Eight years before last I spent a year in Beijing studying a language spoken in China. Mandarin. Everyone has heard of it. A fifth of the world is Chinese. I never have to come up with a reason why I study Chinese, the sheer enormity of the population of speakers provides reason enough. One in every eight people in the world is a Chinese peasant. It looks great on my resume. But is one fifth of the world Chinese... really? In a country roughly the size of the continental United States, there are 56 governmentally recognized ethnic minority groups and 236 distinct languages spoken, along with rich and varied dialects of each. What we think of as China, Kung Pao Chicken and Beijing Olympics, is topical and incomplete- what we think of as China is like the apple pie and baseball myth of America we export.

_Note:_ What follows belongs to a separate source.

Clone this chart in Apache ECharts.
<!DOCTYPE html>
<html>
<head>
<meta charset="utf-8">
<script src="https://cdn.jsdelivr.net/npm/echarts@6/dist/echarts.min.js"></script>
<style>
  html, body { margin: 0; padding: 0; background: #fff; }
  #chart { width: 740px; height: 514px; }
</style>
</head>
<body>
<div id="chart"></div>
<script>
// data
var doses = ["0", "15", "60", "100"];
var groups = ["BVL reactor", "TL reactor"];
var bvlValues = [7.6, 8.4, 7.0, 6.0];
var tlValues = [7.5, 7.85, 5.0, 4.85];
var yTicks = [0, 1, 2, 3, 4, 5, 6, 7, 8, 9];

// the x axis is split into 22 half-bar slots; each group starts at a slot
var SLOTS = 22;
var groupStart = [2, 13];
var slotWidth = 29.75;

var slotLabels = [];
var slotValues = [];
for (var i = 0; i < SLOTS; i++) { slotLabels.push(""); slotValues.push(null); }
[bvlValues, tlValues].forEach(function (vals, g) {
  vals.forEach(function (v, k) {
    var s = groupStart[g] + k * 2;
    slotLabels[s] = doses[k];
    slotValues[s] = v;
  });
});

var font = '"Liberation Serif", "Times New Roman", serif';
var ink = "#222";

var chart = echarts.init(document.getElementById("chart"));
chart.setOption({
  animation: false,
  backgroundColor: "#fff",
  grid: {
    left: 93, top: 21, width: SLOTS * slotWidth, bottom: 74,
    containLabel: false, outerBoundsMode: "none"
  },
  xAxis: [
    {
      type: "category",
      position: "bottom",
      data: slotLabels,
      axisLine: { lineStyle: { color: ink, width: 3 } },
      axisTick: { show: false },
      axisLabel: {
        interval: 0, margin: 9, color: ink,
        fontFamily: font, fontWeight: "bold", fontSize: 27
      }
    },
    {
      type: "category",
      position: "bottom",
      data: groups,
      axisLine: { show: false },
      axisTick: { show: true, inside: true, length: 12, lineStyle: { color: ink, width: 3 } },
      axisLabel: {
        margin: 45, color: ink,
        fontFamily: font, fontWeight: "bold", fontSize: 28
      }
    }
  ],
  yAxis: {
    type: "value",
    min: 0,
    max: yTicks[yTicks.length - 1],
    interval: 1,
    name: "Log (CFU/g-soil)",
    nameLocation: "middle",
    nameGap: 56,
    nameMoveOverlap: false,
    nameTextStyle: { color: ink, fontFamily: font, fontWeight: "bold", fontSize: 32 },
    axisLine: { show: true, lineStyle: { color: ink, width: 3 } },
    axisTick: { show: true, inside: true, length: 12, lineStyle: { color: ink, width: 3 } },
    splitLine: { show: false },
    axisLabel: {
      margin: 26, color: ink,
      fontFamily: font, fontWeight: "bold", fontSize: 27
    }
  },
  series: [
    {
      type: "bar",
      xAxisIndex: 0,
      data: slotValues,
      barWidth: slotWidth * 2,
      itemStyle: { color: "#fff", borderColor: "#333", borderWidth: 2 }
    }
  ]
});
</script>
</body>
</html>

In December of that 2000 I got on a train in Beijing, hurled westward for 72 hours, and got off in Kashgar- a silk road city near the China-Pakistan border. My eyes opened onto a China that I had never imagined, and my ears opened to a language I had never heard that sounded like the curling twisting Arabic script in which it is written. The people I met personified the desert borderlands they have lived on for more than thirty centuries. Through those thirty centuries a nomadic imperative of kindness to strangers has prevailed; I was welcomed into homes, served raisins, pomegranate seeds and naan bread while the families that hosted me kept to the Ramadan fast- I ate with the children the elderly and the sick. I broke the fast with pool-playing teenagers. I walked in streets empty of men called to prayer, but full of women carrying baskets and chatting with me as I learned the ancient market routes. An American girl in Xinjiang, a month before the inauguration of Bush II.

In the years that have spread between my first visit to Xinjiang and my first return a week ago, I have not been able to erase the place and the warmth from my mind. I watched as the years plowed forward, horrified, as my own nation, my own people, were swept into a culture of aggression and fear. I watched as that fear spread outwards from ground zero in ripples of intolerance- blind to fact and reason and refusing accountability for our own actions. I watched as our terror spread here, to the borderlands of China and Central Asia, to the homes and families that had welcomed me, fed me, opened my mind.

And now I'm back. And in the time that has lapsed I've taken action against the transgressions of my own nation in my own small way. I learned enough of the Uyghur language to say "thank you for your kindness" and "I'm sorry". I've learned enough to go out to dinner with a Uyghur friend and express my admiration and awe of the history and culture of his people. In taking the time and putting forth the effort to learn a small amount of the words and the culture and the sense of context that comes from language learning, I have gained a better understanding of this land and an appetite for further learning.

As my Uyghur friend and I left the restaurant I asked him how to say friend in Uyghur slang. As he pronounced the word I jotted it down in my smudgy Arabic hand in my notebook. He looked at me and said that this was the first time he had ever seen a Uyghur word written by a foreign hand. He said that he felt honored and proud. I felt weepy and grateful and hopefully. We smiled at each other. That was the evening of November 5th. On the walk home I bought a Uyghur language newspaper. On the front page a picture of a beaming Obama glowed above a single Uyghur word; "Finally".

1 comment:

Ari said...

Beautiful post Jess. I sent it to some friends so they know more about the fascinating Uyghur population. Thanks for sharing.